Lets discuss each one of these individually:

The VPC CIDR block was chosen as it is a typically reserved private address space.

The ‘Legacy’ subnet blocks were choosen specifically to keep the size small (as we did not plan to have too many nodes in them before the switch), and to avoid conflicting with /20 address spaces under 172.20.0.0. We created 4 of these, in us-east-1a, us-east-1b, us-east-1d, and us-east-1e

The ‘NAT’ subnets are used to host NAT instances with private route tables. One was created in each AZ with a ‘legacy’ subnet.

3. Setting up Internal Routing

Now, let me explain the NAT’s. We needed these in order to access existing EC2-Classic resources, which we had to whitelist by IP. This approach was more straight forward than monitoring for instance creation/deletion, and updating Security Groups appropriately. By using the NATs, we were able the whitelist the 1 static IP per AZ, and not worry about keeping security groups in sync. By using a NAT per AZ, we were able to avoid inter-zone routing, and isolate each AZ from potential failures in other zones.

The ‘NAT’ subnets were being used specifically to hold a NAT instances per availability zone. If the NATs were in the ‘legacy’ subnets, we would end up with an infinite routing loop (outbound traffic from the NAT would be directed back to the NAT). To prevent this we need a separate ‘NAT’ subnet for each AZ. After this, we can route the IPs of our external services through the zone-appropriate NAT.

4. Making the switch over

Using our existing Ansible automation, we re-created our services within our new VPC, and created new Application Load Balancers (ALBs) (with interfaces in each of the ‘legacy’ subnets) to proxy to our new instances.

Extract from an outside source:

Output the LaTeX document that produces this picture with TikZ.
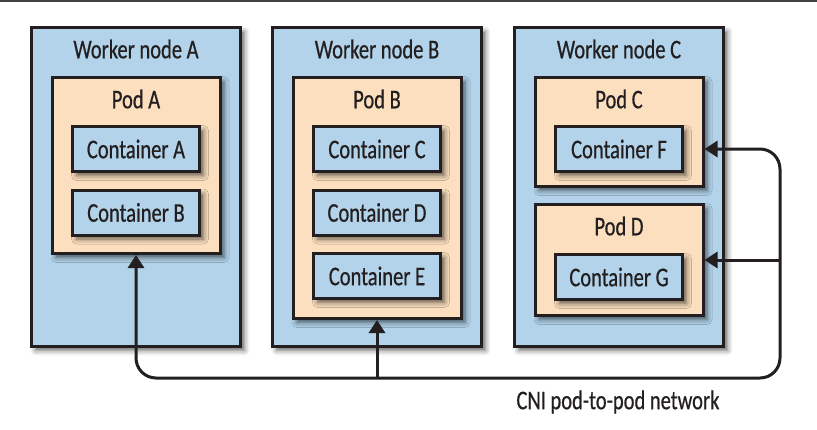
\documentclass[tikz,border=0pt]{standalone}
\usepackage{fontspec}
\setmainfont{Carlito}[FakeStretch=0.76, FakeBold=0.6]
\usetikzlibrary{arrows.meta,shadows.blur}
\definecolor{bluebox}{HTML}{B2D3EA}
\definecolor{podfill}{HTML}{FCDFBF}
\definecolor{ink}{HTML}{231F20}
\tikzset{
  >={Triangle[length=13pt,width=16pt]},
  every node/.style={font=\fontsize{27}{30}\selectfont, text=ink},
  shade/.style={blur shadow={shadow xshift=4pt, shadow yshift=-4pt, shadow blur radius=5pt, shadow opacity=60}},
  worker/.style={draw=ink, fill=bluebox, line width=3pt, shade, minimum width=209pt, minimum height=319pt,
    label={[anchor=center, label distance=-23pt]north:#1}},
  pod/.style={draw=ink, fill=podfill, line width=3pt, shade, minimum width=168pt,
    label={[anchor=center, label distance=-23pt]north:#1}},
  box/.style={draw=ink, fill=bluebox, line width=3pt, shade, minimum width=127pt, minimum height=45pt, inner sep=0pt}
}
\begin{document}
\begin{tikzpicture}[x=1pt, y=-1pt, node distance=63.5pt]
  \useasboundingbox (0,0) rectangle (817,429);
  \draw[ink!85, line width=1.5pt] (0,1) -- (817,1);
  \node(wa)[worker=Worker node A] at (136,187) {};
  \node(wb)[worker=Worker node B, right of=wa, node distance=241pt] {};
  \node(wc)[worker=Worker node C, right of=wb, node distance=242pt] {};
  \node(pa)[pod=Pod A, minimum height=176pt] at (136,165.5) {};
  \node(pb)[pod=Pod B, minimum height=241pt] at (377,198) {};
  \node(pc)[pod=Pod C, minimum height=109pt] at (619,132) {};
  \node(pd)[pod=Pod D, minimum height=111pt] at (619,260) {};
  \node(ca)[box] at (136,149) {Container A};
  \node(cb)[box, below of=ca] {Container B};
  \node(cc)[box] at (377,149) {Container C};
  \node(cd)[box, below of=cc] {Container D};
  \node(ce)[box, below of=cd] {Container E};
  \node(cf)[box] at (619,149) {Container F};
  \node(cg)[box] at (619,277) {Container G};
  \coordinate (br) at (780,378);
  \draw[<->, ink, line width=3pt, rounded corners=20pt] (cf -| pc.east) -| (br) -| (pa.south);
  \draw[->, ink, line width=3pt] (pd.east -| br) -- (pd.east);
  \draw[->, ink, line width=3pt] (pb.south |- br) -- (pb.south);
  \node(cni) at (618,402) {CNI pod-to-pod network};
\end{tikzpicture}
\end{document}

Before we could switch traffic over, we needed to:

  • Test that all of the services in the VPC were working, which was done by updating hosts files, and hitting all services.
  • Ensure our monitoring was sufficient, and we could see traffic migrating between our systems. We did this by creating a Datadog board.

In order to test this, I pulled the IP of the new ALBs, and updated my local hosts file for each of our services, and went through each service to confirm that all setup and networking was working as expected.

At this point, we have to switch our DNS to our new ALBs. Because we make use of client specific subdomains, we were able to do this incrementally.

After the switch, the timeline was as follows:

  • Within a few minutes the majority of traffic (~95%) had switched
  • After a day, we started spinning down most of our EC2-Classic instances
  • After ~4 days, the only remaining traffic was direct IP hits, which we do not care about
  • 5 days after our switch we deleted the old ELBs

5. Cleanup

A few weeks after moving into the VPC, we migrated our RDS instance into our VPC as well. Since it was our final EC2-Classic resource, we no longer need that NATs, so we can clean up:

  • The service specific Route Table entries
  • The 4 NATs
  • The ‘NAT’ Subnets

As well, since all our Route Tables are now the same, we can delete 3 of them, and use a single Route Table for all of the ‘Legacy’ subnets.

Conclusion

We’ve now migrated our infrastructure from EC2-Classic into a new VPC, while maintaining our external connections during the migration, and ending up in a position where we can safely start to shift traffic into a Kubernetes setup.